Accounting standard
An accounting standard is a specification of requirements that defines how economic, fiscal and legal matters that affect the activity of a company or an organization, must be accounted for to be compliant with the principles and their interpretation that prevail in the vision of the regulator that issue those standards.
Different sectors have different regulator: commercial companies, non-profit organisations, states and federal and governmental organisations, public sector entities.
Each country has its own regulators that supervise how companies, organisations, and entities operating in the country must record their accounting.
Regulators also exist at international level:
• The International Accounting Standards Board (IASB) issues IFRS (International Financial Reporting Standards), for listed and big companies, and non-profit organisations.

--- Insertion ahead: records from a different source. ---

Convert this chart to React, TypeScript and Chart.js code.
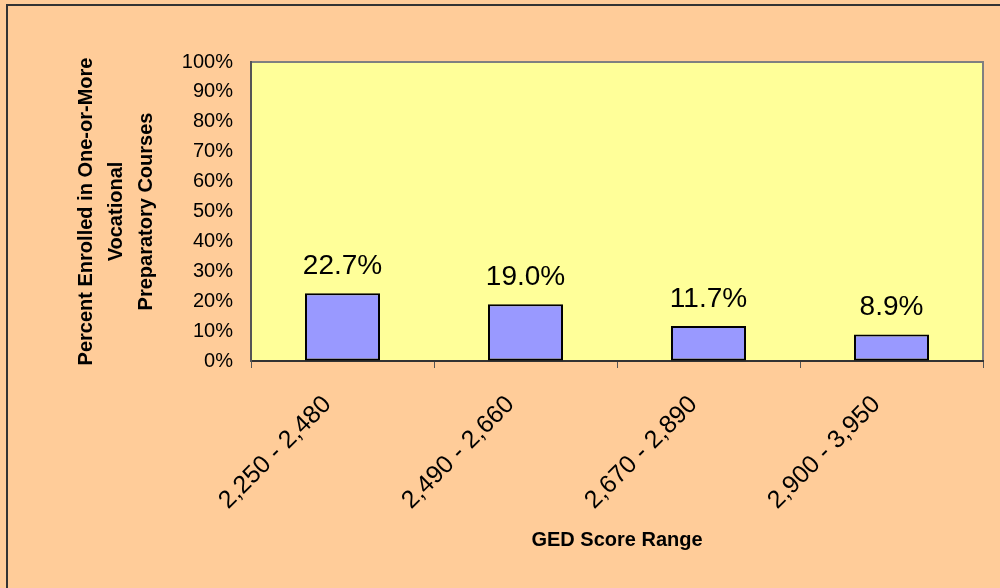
import React, { useEffect, useRef } from "react";
import { Chart, registerables } from "chart.js";

Chart.register(...registerables);

const categories = ["2,250 - 2,480", "2,490 - 2,660", "2,670 - 2,890", "2,900 - 3,950"];
const percentEnrolled = [22.7, 19.0, 11.7, 8.9];
const yTitle = ["Percent Enrolled in One-or-More", "Vocational", "Preparatory Courses"];
const xTitle = "GED Score Range";

const FONT = "'Liberation Sans', Arial, Helvetica, sans-serif";

const backgroundPlugin = {
  id: "bgPlugin",
  beforeDraw(chart: any) {
    const { ctx, width, height, chartArea } = chart;
    ctx.save();
    ctx.fillStyle = "#FFCC99";
    ctx.fillRect(0, 0, width, height);
    ctx.strokeStyle = "#333333";
    ctx.lineWidth = 2;
    ctx.strokeRect(7, 5, width + 20, height + 20);
    ctx.fillStyle = "#FFFF99";
    ctx.fillRect(chartArea.left, chartArea.top, chartArea.right - chartArea.left, chartArea.bottom - chartArea.top);
    ctx.strokeStyle = "#808080";
    ctx.lineWidth = 2;
    ctx.strokeRect(chartArea.left, chartArea.top, chartArea.right - chartArea.left, chartArea.bottom - chartArea.top);
    ctx.restore();
  },
};

const labelPlugin = {
  id: "valueLabels",
  afterDatasetsDraw(chart: any) {
    const { ctx } = chart;
    const meta = chart.getDatasetMeta(0);
    ctx.save();
    ctx.fillStyle = "#000000";
    ctx.font = `28px ${FONT}`;
    ctx.textAlign = "center";
    ctx.textBaseline = "alphabetic";
    meta.data.forEach((bar: any, i: number) => {
      const v = chart.data.datasets[0].data[i] as number;
      ctx.fillText(v.toFixed(1) + "%", bar.x, bar.y - 19);
    });
    ctx.restore();
  },
};

export default function App() {
  const ref = useRef<HTMLCanvasElement | null>(null);
  useEffect(() => {
    if (!ref.current) return;
    const chart = new Chart(ref.current, {
      type: "bar",
      data: {
        labels: categories,
        datasets: [
          {
            data: percentEnrolled,
            backgroundColor: "#9999FF",
            borderColor: "#000000",
            borderWidth: 2,
            borderSkipped: false,
            categoryPercentage: 1,
            barPercentage: 0.41,
          },
        ],
      },
      options: {
        responsive: false,
        animation: false,
        layout: { padding: { left: 0, top: 62, right: 17, bottom: 0 } },
        plugins: {
          legend: { display: false },
          tooltip: { enabled: false },
          title: { display: false },
        },
        scales: {
          x: {
            type: "category",
            offset: true,
            afterFit: (s: any) => {
              s.height = 227;
            },
            grid: {
              offset: true,
              drawOnChartArea: false,
              drawTicks: true,
              tickLength: 7,
              color: "#555555",
              lineWidth: 1,
            },
            border: { display: true, color: "#333333", width: 2 },
            ticks: {
              color: "#000000",
              font: { family: FONT, size: 25 },
              maxRotation: 45,
              minRotation: 45,
              autoSkip: false,
              padding: 22,
              labelOffset: -15,
            },
            title: {
              display: true,
              text: xTitle,
              color: "#000000",
              font: { family: FONT, size: 20, weight: "bold", lineHeight: 1.2 },
              padding: { top: 0, bottom: 36 },
            },
          },
          y: {
            min: 0,
            max: 100,
            afterFit: (s: any) => {
              s.width = 251;
            },
            grid: { drawOnChartArea: false, drawTicks: false },
            border: { display: true, color: "#555555", width: 2 },
            ticks: {
              stepSize: 10,
              color: "#000000",
              font: { family: FONT, size: 20 },
              padding: 18,
              callback: (v: any) => v + "%",
            },
            title: {
              display: true,
              text: yTitle,
              color: "#000000",
              font: { family: FONT, size: 20, weight: "bold", lineHeight: 1.5 },
              padding: { top: 71, bottom: 0 },
            },
          },
        },
      },
      plugins: [backgroundPlugin, labelPlugin],
    });
    return () => chart.destroy();
  }, []);
  return (
    <div style={{ position: "fixed", left: 0, top: 0, width: 1000, height: 588 }}>
      <canvas ref={ref} width={1000} height={588} style={{ display: "block" }} />
    </div>
  );
}
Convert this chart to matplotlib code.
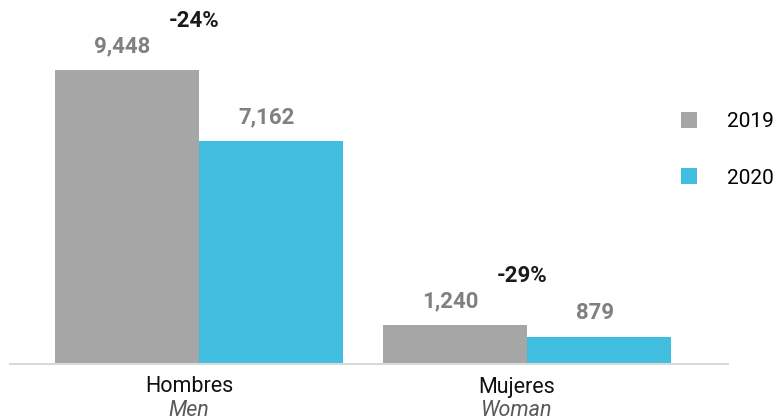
import matplotlib.pyplot as plt
import numpy as np

plt.rcParams['font.family'] = ['Roboto', 'DejaVu Sans']

categories = ['Hombres', 'Mujeres']
subtitles = ['Men', 'Woman']
years = ['2019', '2020']
values_2019 = [9448, 1240]
values_2020 = [7162, 879]
changes = ['-24%', '-29%']

gray = '#a6a6a6'
blue = '#41bde0'

fig = plt.figure(figsize=(7.75, 4.2), dpi=100)
ax = fig.add_axes([10 / 775, 56 / 420, 718 / 775, 364 / 420])

x = np.arange(len(categories))
w = 0.439
b1 = ax.bar(x - w / 2, values_2019, w, color=gray, label=years[0])
b2 = ax.bar(x + w / 2, values_2020, w, color=blue, label=years[1])

ax.set_xlim(-0.576, 1.613)
ax.set_ylim(0, 11697)

# labels sit a few pixels left of centre, as in the original
for i in range(len(categories)):
    ax.annotate(f'{values_2019[i]:,}', (x[i] - w / 2, values_2019[i]),
                xytext=(-5, 24), textcoords='offset pixels', ha='center', va='center',
                fontsize=16, fontweight='bold', color='#808080')
    ax.annotate(f'{values_2020[i]:,}', (x[i] + w / 2, values_2020[i]),
                xytext=(-4, 24), textcoords='offset pixels', ha='center', va='center',
                fontsize=16, fontweight='bold', color='#808080')
    ax.annotate(changes[i], (x[i], values_2019[i]),
                xytext=(-5, 49), textcoords='offset pixels', ha='center', va='center',
                fontsize=16, fontweight='bold', color='#1a1a1a')

ax.set_xticks(x)
ax.set_xticklabels([])
ax.tick_params(axis='x', length=0)
for i in range(len(categories)):
    ax.annotate(categories[i], (x[i], 0), xytext=(-10, -23), textcoords='offset pixels',
                ha='center', va='center', fontsize=15.5, color='#111111')
    ax.annotate(subtitles[i], (x[i], 0), xytext=(-10, -47), textcoords='offset pixels',
                ha='center', va='center', fontsize=15.5, style='italic', color='#595959')

ax.set_yticks([])
for s in ['top', 'left', 'right']:
    ax.spines[s].set_visible(False)
ax.spines['bottom'].set_color('#d9d9d9')
ax.spines['bottom'].set_linewidth(1.5)

fig.legend(handles=[b1, b2], labels=years, loc='upper left',
           bbox_to_anchor=(662 / 775, 1 - 93 / 420), frameon=False,
           handlelength=0.8, handleheight=0.8, handletextpad=1.4,
           labelspacing=1.8, fontsize=15)

fig.savefig('out.png', dpi=100)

• The International Public Sector Accounting Standards Board (IPSASB) issues IPSAS, for public sector entities.
International regulators were established primarily for commercial companies to have a common accounting language, so businesses and financial statements can be understood from company to company across countries.

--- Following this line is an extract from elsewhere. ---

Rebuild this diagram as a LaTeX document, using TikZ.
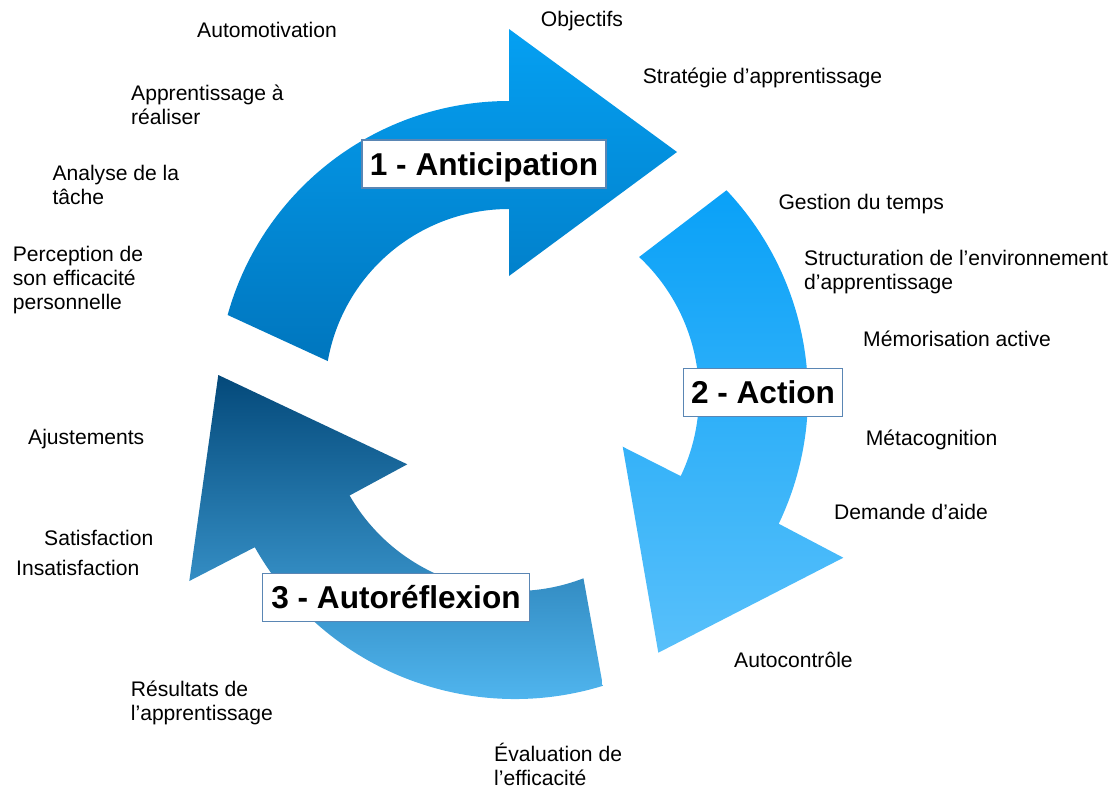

In countries that don’t have a long history of national regulation of accounting, or engaged in a simplification of such regulation, the local regulators directly implement, or adapt, the international standards.
Otherwise, most of the international companies must maintain two accounting: one compliant with the local standards, and one compliant with the international standards.
In the United States:
• The Financial Accounting Standards Board (FASB) issues Accounting Standards Codification for listed companies.
• The Government Accounting Standards Board (GASB) issues Statements for state and governmental organizations.
All commercial companies that are listed in stock exchange markets regulated in countries part of the European Union (Paris, Frankfurt, Amsterdam) must apply IFRS for their financial statements, as the European Union fully endorses those standards issued by the IASB.